[Begin]

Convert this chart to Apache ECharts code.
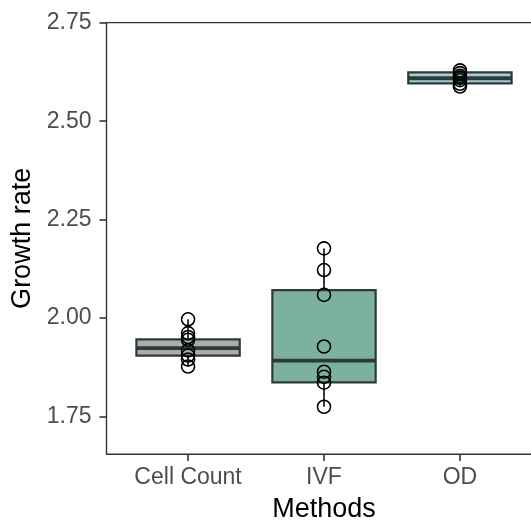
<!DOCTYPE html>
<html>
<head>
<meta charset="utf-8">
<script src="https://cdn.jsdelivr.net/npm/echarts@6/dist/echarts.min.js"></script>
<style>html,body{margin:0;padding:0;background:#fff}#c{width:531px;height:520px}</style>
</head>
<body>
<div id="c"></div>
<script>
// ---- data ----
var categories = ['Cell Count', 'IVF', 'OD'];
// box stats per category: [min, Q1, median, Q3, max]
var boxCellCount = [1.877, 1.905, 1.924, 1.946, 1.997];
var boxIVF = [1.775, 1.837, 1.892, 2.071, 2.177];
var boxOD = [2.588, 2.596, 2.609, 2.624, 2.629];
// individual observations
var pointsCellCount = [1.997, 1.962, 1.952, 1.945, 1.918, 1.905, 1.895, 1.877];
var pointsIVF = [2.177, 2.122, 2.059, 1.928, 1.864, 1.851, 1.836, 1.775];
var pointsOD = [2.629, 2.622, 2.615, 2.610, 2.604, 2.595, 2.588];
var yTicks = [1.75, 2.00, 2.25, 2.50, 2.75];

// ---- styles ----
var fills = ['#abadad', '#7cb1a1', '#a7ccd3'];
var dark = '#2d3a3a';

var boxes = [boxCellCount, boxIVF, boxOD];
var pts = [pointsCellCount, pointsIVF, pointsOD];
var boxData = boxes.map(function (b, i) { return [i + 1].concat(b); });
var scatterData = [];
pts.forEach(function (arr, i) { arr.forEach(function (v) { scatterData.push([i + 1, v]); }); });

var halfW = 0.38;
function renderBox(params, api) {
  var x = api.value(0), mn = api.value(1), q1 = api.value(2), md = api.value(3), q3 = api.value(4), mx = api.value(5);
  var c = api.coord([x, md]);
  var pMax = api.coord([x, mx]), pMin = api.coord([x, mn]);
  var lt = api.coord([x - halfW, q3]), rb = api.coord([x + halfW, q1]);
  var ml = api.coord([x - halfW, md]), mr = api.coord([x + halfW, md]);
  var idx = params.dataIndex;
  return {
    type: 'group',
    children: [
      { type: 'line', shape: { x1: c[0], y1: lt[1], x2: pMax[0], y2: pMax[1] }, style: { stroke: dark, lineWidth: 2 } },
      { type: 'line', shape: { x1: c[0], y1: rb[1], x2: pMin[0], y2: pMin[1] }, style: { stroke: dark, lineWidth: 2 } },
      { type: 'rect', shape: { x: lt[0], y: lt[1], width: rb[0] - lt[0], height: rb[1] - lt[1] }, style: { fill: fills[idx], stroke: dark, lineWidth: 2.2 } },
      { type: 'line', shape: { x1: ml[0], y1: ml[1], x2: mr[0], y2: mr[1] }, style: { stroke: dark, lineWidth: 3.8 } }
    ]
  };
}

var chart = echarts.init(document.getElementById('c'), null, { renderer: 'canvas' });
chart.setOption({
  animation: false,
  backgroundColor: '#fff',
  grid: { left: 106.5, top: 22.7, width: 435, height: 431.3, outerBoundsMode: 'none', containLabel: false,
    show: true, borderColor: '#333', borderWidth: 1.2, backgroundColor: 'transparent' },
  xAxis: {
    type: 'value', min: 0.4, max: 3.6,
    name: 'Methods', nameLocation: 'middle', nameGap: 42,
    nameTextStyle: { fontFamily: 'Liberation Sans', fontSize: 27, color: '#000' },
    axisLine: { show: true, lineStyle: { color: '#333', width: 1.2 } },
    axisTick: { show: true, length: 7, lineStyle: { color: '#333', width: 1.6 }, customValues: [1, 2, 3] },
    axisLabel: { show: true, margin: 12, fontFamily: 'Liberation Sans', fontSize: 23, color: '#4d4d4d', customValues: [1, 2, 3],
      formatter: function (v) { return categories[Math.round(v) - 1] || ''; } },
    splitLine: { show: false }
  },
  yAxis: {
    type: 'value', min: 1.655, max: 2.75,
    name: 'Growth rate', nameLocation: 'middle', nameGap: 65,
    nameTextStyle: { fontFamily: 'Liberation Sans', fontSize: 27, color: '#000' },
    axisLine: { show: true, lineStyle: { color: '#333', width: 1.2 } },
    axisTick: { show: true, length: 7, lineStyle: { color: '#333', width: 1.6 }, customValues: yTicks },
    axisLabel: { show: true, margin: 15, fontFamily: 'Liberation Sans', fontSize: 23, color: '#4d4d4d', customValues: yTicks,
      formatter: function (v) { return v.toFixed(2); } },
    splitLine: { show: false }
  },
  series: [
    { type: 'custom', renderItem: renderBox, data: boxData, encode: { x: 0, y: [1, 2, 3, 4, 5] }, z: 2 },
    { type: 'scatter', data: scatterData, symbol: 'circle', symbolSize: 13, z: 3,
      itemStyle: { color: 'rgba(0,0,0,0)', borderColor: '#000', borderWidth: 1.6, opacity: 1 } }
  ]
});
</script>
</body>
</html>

[End]

> **TASK INSTRUCTIONS**
Only lines belong in the copy: transcribe those from the start of the data through the line that contains "var yTicks = [1.75, 2.00, 2.25, 2.50, 2.75];", and skip the pictures.

> **RESULT OF THIS EXERCISE**
Convert this chart to Apache ECharts code.
<!DOCTYPE html>
<html>
<head>
<meta charset="utf-8">
<script src="https://cdn.jsdelivr.net/npm/echarts@6/dist/echarts.min.js"></script>
<style>html,body{margin:0;padding:0;background:#fff}#c{width:531px;height:520px}</style>
</head>
<body>
<div id="c"></div>
<script>
// ---- data ----
var categories = ['Cell Count', 'IVF', 'OD'];
// box stats per category: [min, Q1, median, Q3, max]
var boxCellCount = [1.877, 1.905, 1.924, 1.946, 1.997];
var boxIVF = [1.775, 1.837, 1.892, 2.071, 2.177];
var boxOD = [2.588, 2.596, 2.609, 2.624, 2.629];
// individual observations
var pointsCellCount = [1.997, 1.962, 1.952, 1.945, 1.918, 1.905, 1.895, 1.877];
var pointsIVF = [2.177, 2.122, 2.059, 1.928, 1.864, 1.851, 1.836, 1.775];
var pointsOD = [2.629, 2.622, 2.615, 2.610, 2.604, 2.595, 2.588];
var yTicks = [1.75, 2.00, 2.25, 2.50, 2.75];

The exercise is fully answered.